My suggestion is to show them some material- perhaps this very post here on TMF- explain honestly it's not a "lacking" or fault on their part- and speak openly. I (and perhaps others, including females I know) would be happy to speak to them (via email or phone) to help you out.

The one thing you may consider a drawback is this: they too may have things that come out of the closet that they need and that YOU can't fulfill. You may not look like George Clooney, or be willing to wear a dress for them, or whatever. So be prepared to also be accepting of their needs and the fact that YOU aren't God to them as well.

Well, I guess I'm as blunt as usual.... but I'm as up front and open as I can be about this common problem- I hope that helps....
 
Never fear, Kujman's here!

Kujman,
You make a lot of sense. I appreciate you adding that last tid-bit at the end about the reverse scenario.
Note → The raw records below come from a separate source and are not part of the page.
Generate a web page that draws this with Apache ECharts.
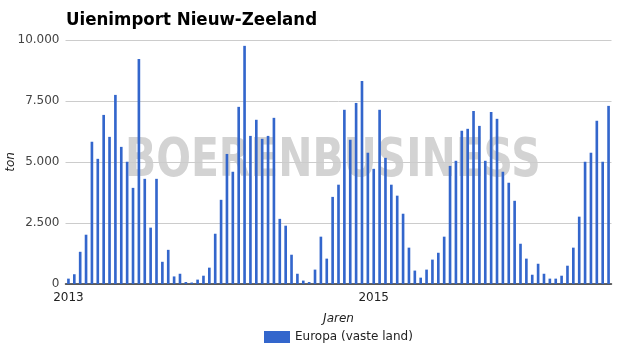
<!DOCTYPE html>
<html>
<head>
<meta charset="utf-8">
<script src="https://cdn.jsdelivr.net/npm/echarts@6/dist/echarts.min.js"></script>
<style>html,body{margin:0;padding:0;background:#fff}#c{width:625px;height:355px}</style>
</head>
<body>
<div id="c"></div>
<script>
// Biweekly periods starting 2013 (26 per year)
var startYear = 2013;
var periodsPerYear = 26;
var values = [
  220, 400, 1320, 2020, 5830, 5130, 6930, 6030, 7750, 5620,
  5010, 3940, 9220, 4310, 2310, 4310, 910, 1400, 310, 420,
  80, 60, 180, 340, 670, 2060, 3450, 5330, 4600, 7260,
  9760, 6070, 6730, 5950, 6070, 6810, 2670, 2390, 1200, 420,
  140, 80, 590, 1940, 1040, 3570, 4070, 7140, 5910, 7420,
  8320, 5380, 4720, 7140, 5170, 4070, 3620, 2880, 1490, 550,
  260, 590, 1000, 1280, 1940, 4840, 5050, 6280, 6360, 7090,
  6480, 5050, 7050, 6770, 4600, 4150, 3410, 1650, 1040, 380,
  830, 420, 220, 220, 340, 750, 1490, 2760, 5010, 5380,
  6690, 5010, 7300
];
var categories = [];
for (var i = 0; i < values.length; i++) {
  var y = startYear + Math.floor(i / periodsPerYear);
  var p = (i % periodsPerYear) + 1;
  categories.push(y + '-' + (p < 10 ? '0' + p : p));
}
var yTicks = [0, 2500, 5000, 7500, 10000];
var seriesName = 'Europa (vaste land)';
var titleText = 'Uienimport Nieuw-Zeeland';
var watermark = 'BOERENBUSINESS';

function fmtNum(v) {
  return String(v).replace(/\B(?=(\d{3})+(?!\d))/g, '.');
}

var chart = echarts.init(document.getElementById('c'), null, {renderer: 'canvas'});
chart.setOption({
  animation: false,
  backgroundColor: '#fff',
  textStyle: {fontFamily: 'DejaVu Sans'},
  title: {
    text: titleText,
    left: 61, top: 6,
    textStyle: {fontFamily: 'DejaVu Sans Condensed', fontWeight: 'bold', fontSize: 18.5, color: '#000'}
  },
  graphic: [{
    type: 'text',
    x: 125, y: 136,
    scaleX: 0.73, scaleY: 0.95,
    z: -10,
    style: {
      text: watermark,
      font: 'bold 56px "DejaVu Sans"',
      fill: '#d3d3d3'
    }
  }],
  grid: {left: 65.5, right: 13.5, top: 40, bottom: 71, containLabel: false, outerBoundsMode: 'none'},
  legend: {
    left: 259, top: 326,
    itemWidth: 26, itemHeight: 12, itemGap: 8,
    icon: 'rect',
    textStyle: {fontFamily: 'DejaVu Sans', fontSize: 12, color: '#222'},
    data: [seriesName]
  },
  xAxis: {
    type: 'category',
    data: categories,
    boundaryGap: true,
    name: 'Jaren',
    nameLocation: 'middle',
    nameGap: 29,
    nameMoveOverlap: false,
    nameTextStyle: {fontFamily: 'DejaVu Sans', fontStyle: 'italic', fontSize: 12, color: '#222'},
    axisTick: {show: false},
    axisLine: {lineStyle: {color: '#333', width: 1.5}},
    axisLabel: {
      interval: function (idx) { return idx % (periodsPerYear * 2) === 0; },
      formatter: function (v) { return v.split('-')[0]; },
      fontFamily: 'DejaVu Sans', fontSize: 12, color: '#222', margin: 8
    },
    splitLine: {show: false}
  },
  yAxis: {
    type: 'value',
    min: yTicks[0], max: yTicks[yTicks.length - 1], interval: 2500,
    name: 'ton',
    nameLocation: 'middle',
    nameGap: 49,
    nameMoveOverlap: false,
    nameRotate: 90,
    nameTextStyle: {fontFamily: 'DejaVu Sans', fontStyle: 'italic', fontSize: 12, color: '#222'},
    axisLine: {show: false},
    axisTick: {show: false},
    axisLabel: {formatter: function (v) { return fmtNum(v); }, fontFamily: 'DejaVu Sans', fontSize: 12, color: '#444', margin: 6},
    splitLine: {lineStyle: {color: '#ccc', width: 1}}
  },
  series: [{
    name: seriesName,
    type: 'bar',
    data: values,
    barWidth: '45%',
    itemStyle: {color: '#3366cc'},
    z: 5
  }]
});
</script>
</body>
</html>
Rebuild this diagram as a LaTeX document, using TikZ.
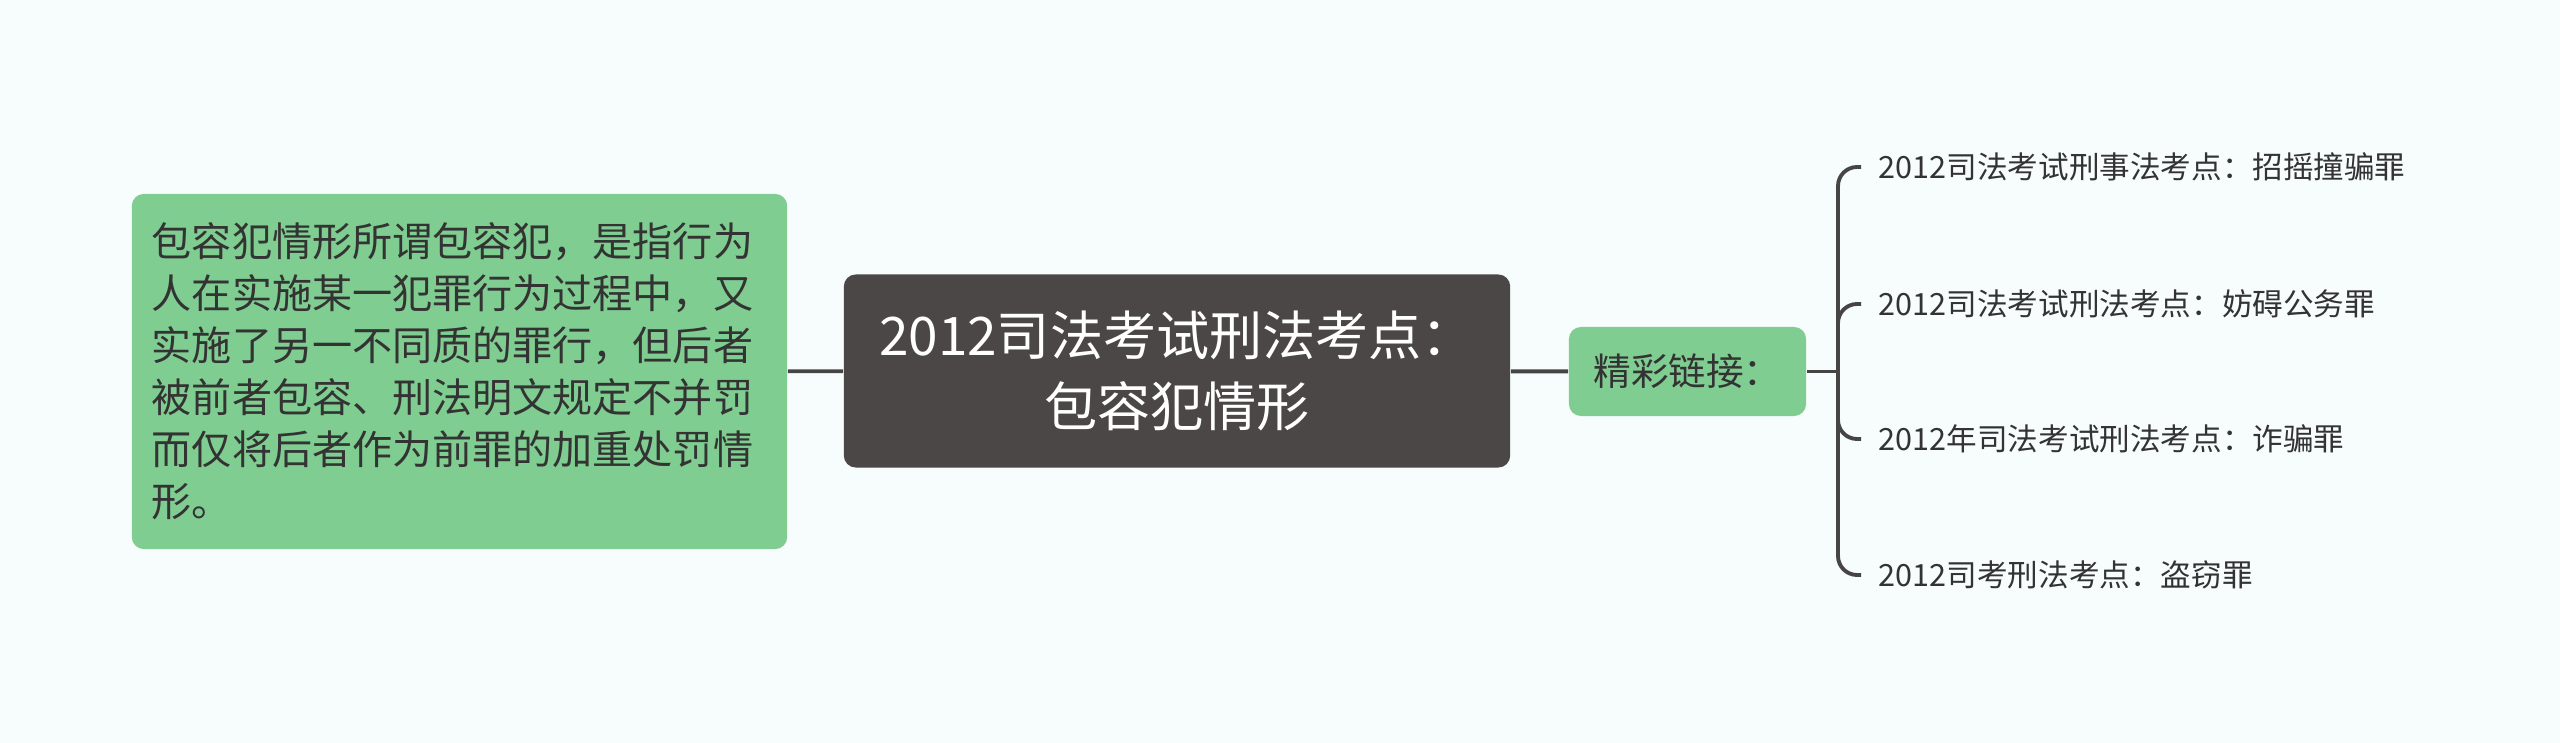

Two way communication is the key, although most people will argue it and think it lame and that it will not get them anywhere.

Timtickles,
Give Kujman's words of advice some thought. I couldn't have said it any better myself. Good luck!😉
 
I'd say that open communication is important, obviously, but I think there is another important part to consider: would you be comfortable if the situation (or similar situation) were reversed (where she has to go to another man to fulfill some type of fantasy)?
 
addin' my props to Kujman's comment

Kujman said it, and Mistress Mia already seconded. Being open and direct is most important.

Along with the possibility of your partner having a kink you didn't expect, there's another situational reverse that can help - try what you're asking your partner to do. Bottom for them. Get to know what they're experiencing. I know Kujman to be one who'll bottom as well as top. I've done likewise on several occasions. It's another way to help your lover understand things, and feel they're on equal, fair, and open grounds.

G'luck!

dvnc
 
Great Advise

This post hit the jackpot for me. I have the same situation with my wife and I tried discussing the subject with her in an open manner and although she listened, she admitted that it was not her cup of tea and that it made her a little uncomfortable. Because I did not want to put her in an uncomfortable situation I have elected to live out my fantasy in my dreams, basically I put my fantasy on the back burner and hope that someday it will just happen between us without any pressure. If you force your partner to live out your desires the natural elements are lost and it becomes mechanical and unfulfilling for both of you.

This response really has no recommendation, accept to let nature take its course with maybe a little push in the right direction.

I read all the other posts and there were a lot of good suggestions, thanks for those that contributed to helping me think through my delimma.